STORY: Michael Bay Attacked on ‘Transformers 4’ Set in Hong Kong
Nevertheless, when Bay’s crew showed up to shoot after Cheung’s unsuccessful negotiations, the brothers were blasting loud music and demanded $13,000 not to mess with the production, boasting that they would “call other brothers to do something” if they didn’t get the cash, the Hong Kong court heard. Cheung then offered about $650 to make the issue go away, but the Maks refused.
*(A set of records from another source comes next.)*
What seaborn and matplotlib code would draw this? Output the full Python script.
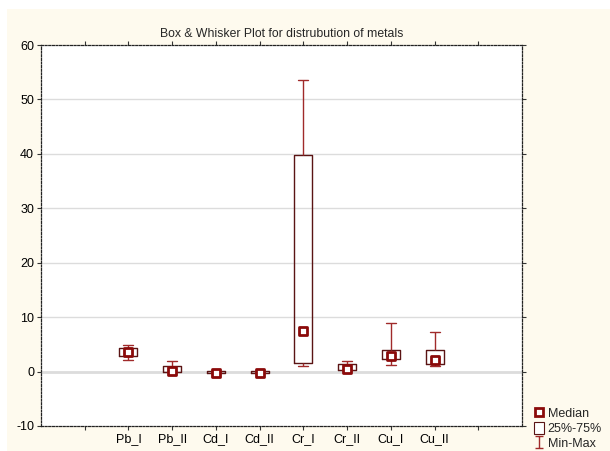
import numpy as np
import pandas as pd
import matplotlib
matplotlib.use("Agg")
import matplotlib.pyplot as plt
from matplotlib.lines import Line2D
from matplotlib.patches import Patch, Rectangle
from matplotlib.path import Path
import seaborn as sns

categories = ["Pb_I", "Pb_II", "Cd_I", "Cd_II", "Cr_I", "Cr_II", "Cu_I", "Cu_II"]
mins    = [2.15, 0.0,  -0.3,  -0.3,  0.98, 0.3,  1.23, 1.1]
q1s     = [2.82, 0.0,  -0.05, -0.05, 1.54, 0.37, 2.33, 1.41]
medians = [3.6,  0.18, -0.25, -0.25, 7.4,  0.55, 2.89, 2.08]
q3s     = [4.36, 1.04, 0.05,  0.05,  39.7, 1.41, 4.05, 4.05]
maxs    = [4.97, 1.97, 0.1,   0.1,   53.6, 1.9,  8.96, 7.24]
title = "Box & Whisker Plot for distrubution of metals"
yticks = [-10, 0, 10, 20, 30, 40, 50, 60]
legend_labels = ["Median", "25%-75%", "Min-Max"]

# Five-number summaries -> long table (percentiles of 5 points reproduce them exactly)
rows = []
for c, a, b, m, d, e in zip(categories, mins, q1s, medians, q3s, maxs):
    for v in (a, b, m, d, e):
        rows.append({"metal": c, "value": v})
df = pd.DataFrame(rows)
med_df = pd.DataFrame({"metal": categories, "median": medians})

sns.set_theme(style="white")
plt.rcParams["font.family"] = ["Liberation Sans", "DejaVu Sans"]

box_col = "#5a1414"
whisk_col = "#a02a2a"
med_col = "#8b0a0a"

fig = plt.figure(figsize=(6.1, 4.51), dpi=100, facecolor="white")
fig.patches.append(Rectangle((7 / 610, 0), 1, 1 - 9 / 451, transform=fig.transFigure,
                             facecolor="#fefaee", edgecolor="none", zorder=-10))
ax = fig.add_axes([41 / 610, 1 - 426 / 451, (522 - 41) / 610, (426 - 45) / 451])
ax.set_facecolor("white")

sns.boxplot(data=df, x="metal", y="value", order=categories, whis=(0, 100),
            width=0.41, fill=False, linewidth=1.0, ax=ax,
            boxprops=dict(color=box_col), whiskerprops=dict(color=whisk_col),
            capprops=dict(color=whisk_col), medianprops=dict(visible=False),
            showfliers=False, capwidths=0.23, zorder=3)
sns.scatterplot(data=med_df, x="metal", y="median", marker="s", s=32,
                facecolor="white", edgecolor=med_col, linewidth=2.0, ax=ax, zorder=5)

ax.set_xlim(-2, 9)
ax.set_ylim(-10, 60)
ax.set_xticks(range(-1, 9))
ax.set_xticklabels([""] + categories + [""])
ax.set_yticks(yticks)
ax.set_yticklabels([str(t) for t in yticks])
ax.set_xlabel("")
ax.set_ylabel("")
for t in yticks[1:-1]:
    ax.axhline(t, color="#dcdcdc", lw=1.0 if t != 0 else 2.0, zorder=0)
ax.tick_params(axis="both", which="both", direction="out", length=3, width=0.8,
               colors="#333333", labelcolor="black", labelsize=9,
               top=True, right=True, bottom=True, left=True, pad=2)
for s in ax.spines.values():
    s.set_visible(True)
    s.set_color("#222222")
    s.set_linewidth(0.9)
    s.set_linestyle((0, (1.6, 1.3)))
ax.set_title(title, fontsize=8.8, pad=6)

ibeam = Path([(-0.6, 1), (0.6, 1), (0, 1), (0, -1), (-0.6, -1), (0.6, -1)],
             [Path.MOVETO, Path.LINETO, Path.MOVETO, Path.LINETO, Path.MOVETO, Path.LINETO])
handles = [
    Line2D([], [], marker="s", linestyle="none", markersize=5.5, markerfacecolor="white",
           markeredgecolor=med_col, markeredgewidth=2.0),
    Patch(facecolor="white", edgecolor=box_col, linewidth=0.8),
    Line2D([], [], marker=ibeam, linestyle="none", markersize=8.5, color=whisk_col,
           markeredgewidth=1.0),
]
fig.legend(handles, legend_labels, loc="lower left", bbox_to_anchor=(0.861, -0.018),
           frameon=False, fontsize=9, handlelength=0.8, handleheight=1.0,
           handletextpad=0.3, labelspacing=0.18, borderpad=0.2)

fig.savefig("out.png", dpi=100, facecolor=fig.get_facecolor())
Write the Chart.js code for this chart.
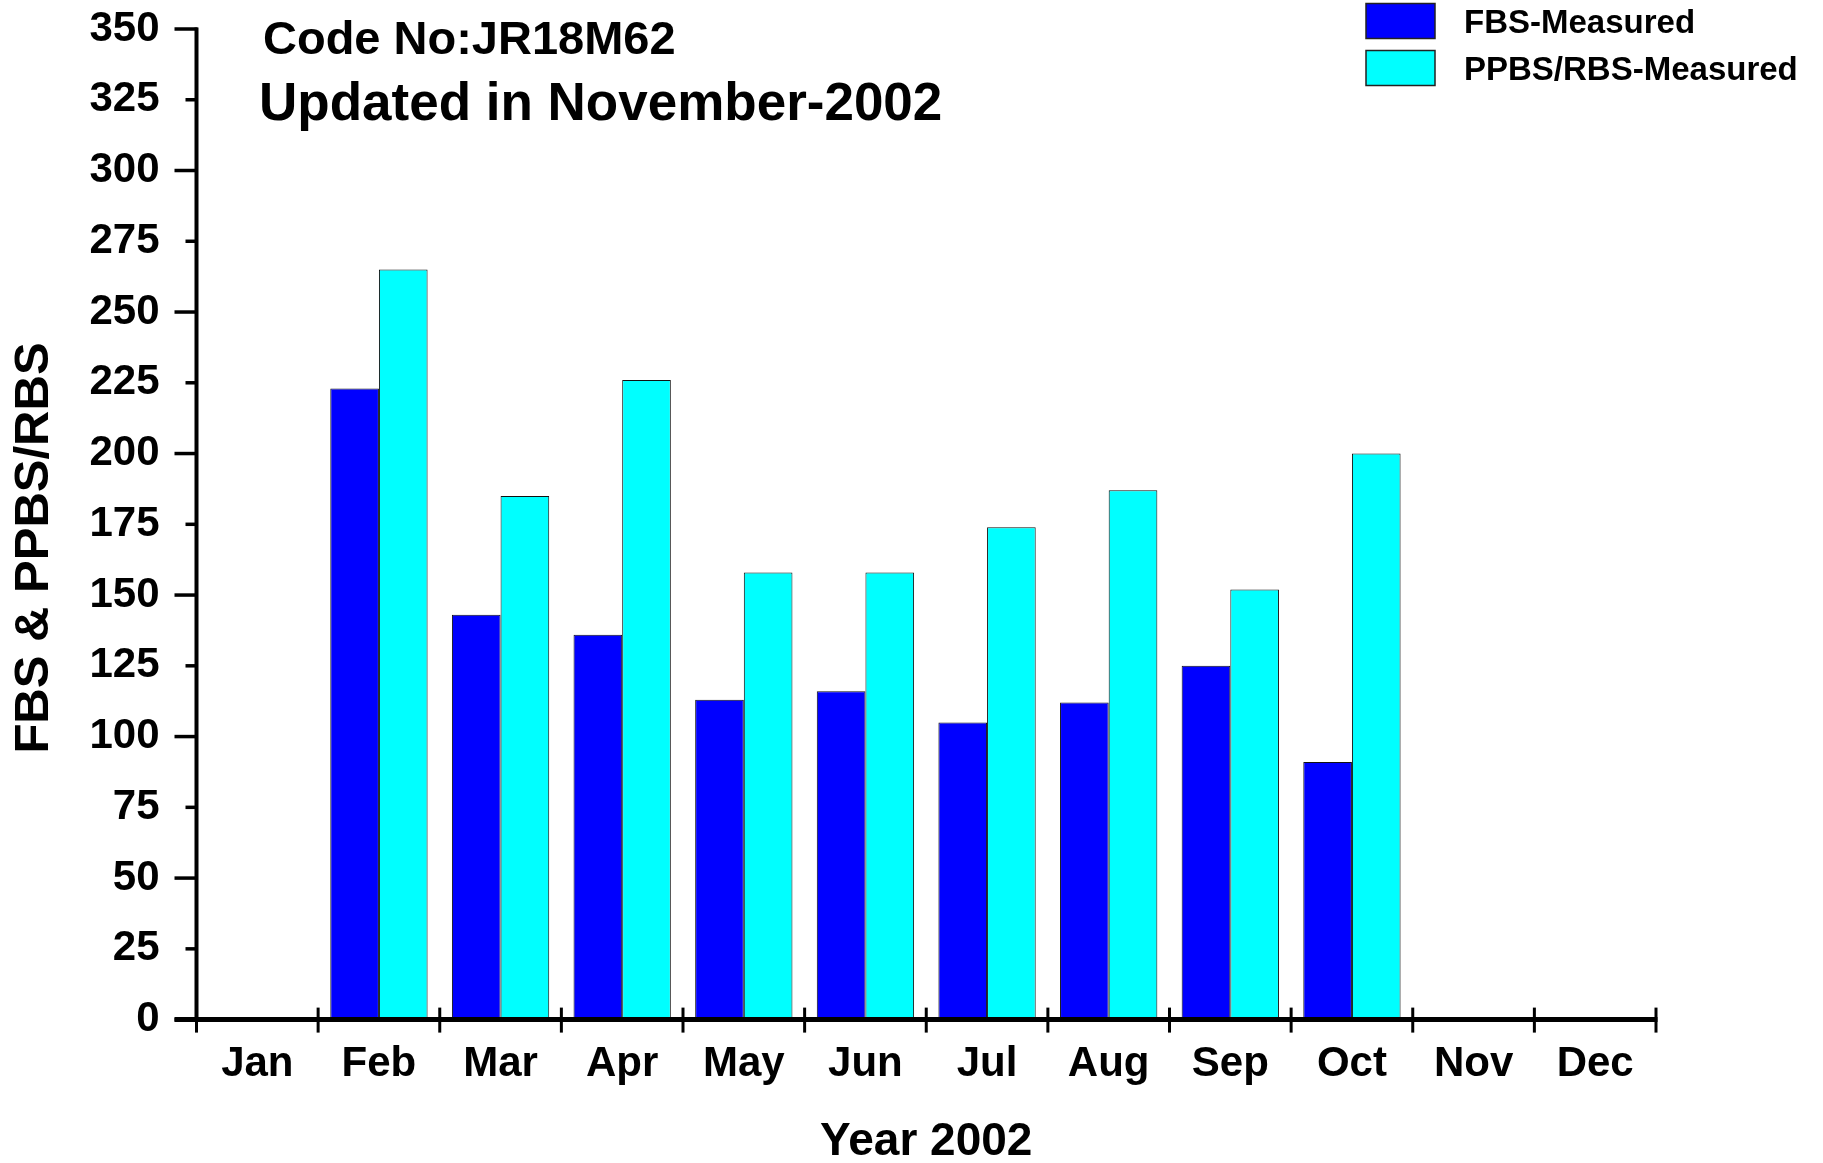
<!DOCTYPE html>
<html><head><meta charset="utf-8">
<script src="https://cdn.jsdelivr.net/npm/chart.js@4.4.1/dist/chart.umd.min.js"></script>
<style>html,body{margin:0;padding:0;background:#fff;overflow:hidden}#wrap{width:1823px;height:1163px}</style>
</head><body><div id="wrap"><canvas id="c" width="1823" height="1163"></canvas></div>
<script>
const months = ['Jan','Feb','Mar','Apr','May','Jun','Jul','Aug','Sep','Oct','Nov','Dec'];
const fbsValues = [null,223,143,136,113,116,105,112,125,91,null,null];
const ppbsValues = [null,265,185,226,158,158,174,187,152,200,null,null];
const yMin = 0, yMax = 350, yStep = 25;
const seriesLabels = ['FBS-Measured','PPBS/RBS-Measured'];
const seriesColors = ['#0000FF','#00FFFF'];
const codeText = 'Code No:JR18M62';
const updatedText = 'Updated in November-2002';
const xTitle = 'Year 2002';
const yTitle = 'FBS & PPBS/RBS';

const FONT = "'Liberation Sans', Arial, sans-serif";

const decor = {
  id: 'decor',
  afterDatasetsDraw(chart) {
    const ctx = chart.ctx, ca = chart.chartArea;
    const xs = chart.scales.x, ys = chart.scales.y;
    const y0 = ys.getPixelForValue(0), yTop = ys.getPixelForValue(yMax);
    ctx.save();
    ctx.strokeStyle = '#000';
    ctx.lineCap = 'butt';
    // y axis line
    ctx.lineWidth = 4;
    ctx.beginPath(); ctx.moveTo(ca.left, yTop - 1.5); ctx.lineTo(ca.left, y0); ctx.stroke();
    // y ticks
    ctx.lineWidth = 3.5;
    ys.ticks.forEach(t => {
      const py = ys.getPixelForValue(t.value);
      const len = (t.value % 50 === 0) ? 22 : 11;
      ctx.beginPath(); ctx.moveTo(ca.left - len, py); ctx.lineTo(ca.left + 1, py); ctx.stroke();
    });
    // x axis line
    ctx.lineWidth = 5;
    ctx.beginPath(); ctx.moveTo(ca.left - 22, y0); ctx.lineTo(ca.right + 1.5, y0); ctx.stroke();
    // x ticks at category boundaries
    ctx.lineWidth = 3;
    const half = (xs.getPixelForValue(1) - xs.getPixelForValue(0)) / 2;
    for (let i = 0; i <= months.length; i++) {
      const px = i < months.length ? xs.getPixelForValue(i) - half : xs.getPixelForValue(months.length - 1) + half;
      ctx.beginPath(); ctx.moveTo(px, y0 - 12); ctx.lineTo(px, y0 + 13); ctx.stroke();
    }
    // annotation texts
    ctx.fillStyle = '#000';
    ctx.textAlign = 'left';
    ctx.textBaseline = 'alphabetic';
    ctx.font = 'bold 47px ' + FONT;
    ctx.fillText(codeText, 263, 54);
    ctx.font = 'bold 53px ' + FONT;
    ctx.fillText(updatedText, 259, 120);
    // x title
    ctx.textAlign = 'center';
    ctx.font = 'bold 46px ' + FONT;
    ctx.fillText(xTitle, (ca.left + ca.right) / 2, 1155);
    // y title
    ctx.save();
    ctx.translate(48, 548);
    ctx.rotate(-Math.PI / 2);
    ctx.textAlign = 'center';
    ctx.font = 'bold 49px ' + FONT;
    ctx.fillText(yTitle, 0, 0);
    ctx.restore();
    // legend
    ctx.textAlign = 'left';
    ctx.font = 'bold 33px ' + FONT;
    ctx.textBaseline = 'middle';
    chart.data.datasets.forEach((ds, i) => {
      const cy = 21 + i * 47;
      ctx.fillStyle = ds.backgroundColor;
      ctx.fillRect(1366, cy - 17.5, 69, 35);
      ctx.lineWidth = 1.5;
      ctx.strokeStyle = '#222';
      ctx.strokeRect(1366, cy - 17.5, 69, 35);
      ctx.fillStyle = '#000';
      ctx.fillText(ds.label, 1464, cy + 3);
    });
    ctx.restore();
  }
};

new Chart(document.getElementById('c'), {
  type: 'bar',
  data: {
    labels: months,
    datasets: [
      { label: seriesLabels[0], data: fbsValues, backgroundColor: seriesColors[0], borderColor: '#111', borderWidth: 1 },
      { label: seriesLabels[1], data: ppbsValues, backgroundColor: seriesColors[1], borderColor: '#111', borderWidth: 1 }
    ]
  },
  options: {
    responsive: false,
    animation: false,
    devicePixelRatio: 1,
    layout: { padding: { left: 0, top: 29, right: 167, bottom: 0 } },
    plugins: { legend: { display: false }, tooltip: { enabled: false }, title: { display: false } },
    datasets: { bar: { categoryPercentage: 0.8, barPercentage: 1.0 } },
    scales: {
      x: {
        type: 'category',
        offset: true,
        grid: { display: false, drawTicks: false },
        border: { display: false },
        ticks: { color: '#000', font: { family: FONT, size: 42, weight: 'bold' }, padding: 20, maxRotation: 0, autoSkip: false },
        afterFit: s => { s.height = 143.4; s.paddingLeft = 0; s.paddingRight = 0; }
      },
      y: {
        min: yMin, max: yMax,
        grid: { display: false, drawTicks: false },
        border: { display: false },
        ticks: { stepSize: yStep, color: '#000', font: { family: FONT, size: 42, weight: 'bold' }, padding: 37 },
        afterFit: s => { s.width = 196.5; s.paddingTop = 0; s.paddingBottom = 0; }
      }
    }
  },
  plugins: [decor]
});
</script></body></html>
Soon five to six local toughs showed up and began consulting with the brothers. They then placed bricks outside their shop in the path of the shoot, to prevent the crew from working. The Paramount team responded by calling the police, and moments later, the elder brother began shouting and came at Bay with the air-conditioner. Bay managed to duck and wrestle his way free, while his crew tackled and briefly subdued the assailant. When the police showed up, the melee re-ignited, and officers suffered minor injuries such as abrasion and muscle straining while trying to bring the brothers down, according to court testimony.
Bay later told local press that the ordeal was “kind of scary” but insisted he would be back to shoot in the city again, adding: “Hong Kong is a very visual city.”
The trial will continue in Hong Kong district court throughout the week.